Sestina talks about just putting the tiller against the cockpit combing... If I understand correctly... on my boat that is almost u-turn position. I can be seriously off course within 10 seconds if the tiller is moved even 3 inches. Honestly, most of my steering was done within a 6 inch space.

For grins I gave myself some momentum, cut the throttle, put it in neutral, and just let go. At first she turned into the wind and I thought that felt about right... less wind resistance in that angle... that last about 30 seconds and then she turned sideways and stayed there until I got bored. Which, given the circumstances (first time by myself), didn't take long.

I know this will sound silly but... Could my rudder be on backwards? It seems to me that the longer part of the rudder should be behind the pivot point which would make the drag pull it straight... I feel like it is fighting to turn at all times.

Okay, I don't REALLY think that is the problem but it seemed like a good way to describe how it feels.

You know what I didn't do?
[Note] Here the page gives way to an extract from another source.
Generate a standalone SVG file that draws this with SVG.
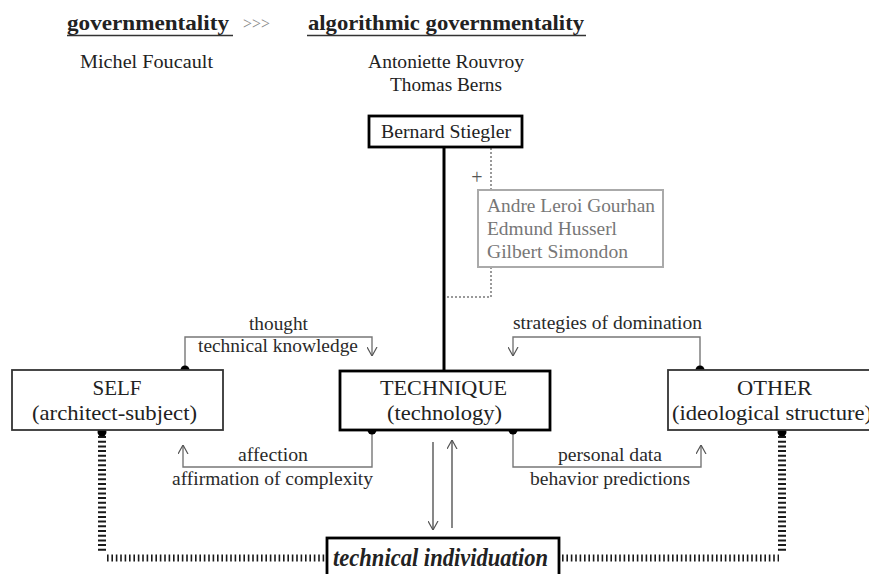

Was leave the throttle on and let go and see how that went. Sigh- next time I guess.

Might take a few days- pulling the spreaders off tomorrow so I can start making the new ones.

Oh, and I will have you know the seas were HUGE too. At one point while attempting to do a circle in reverse I get smacked from dead astern by a monster that had to have been... 2 feet? The sky went all black... I was looking up at fish... the bastard nearly swamped me.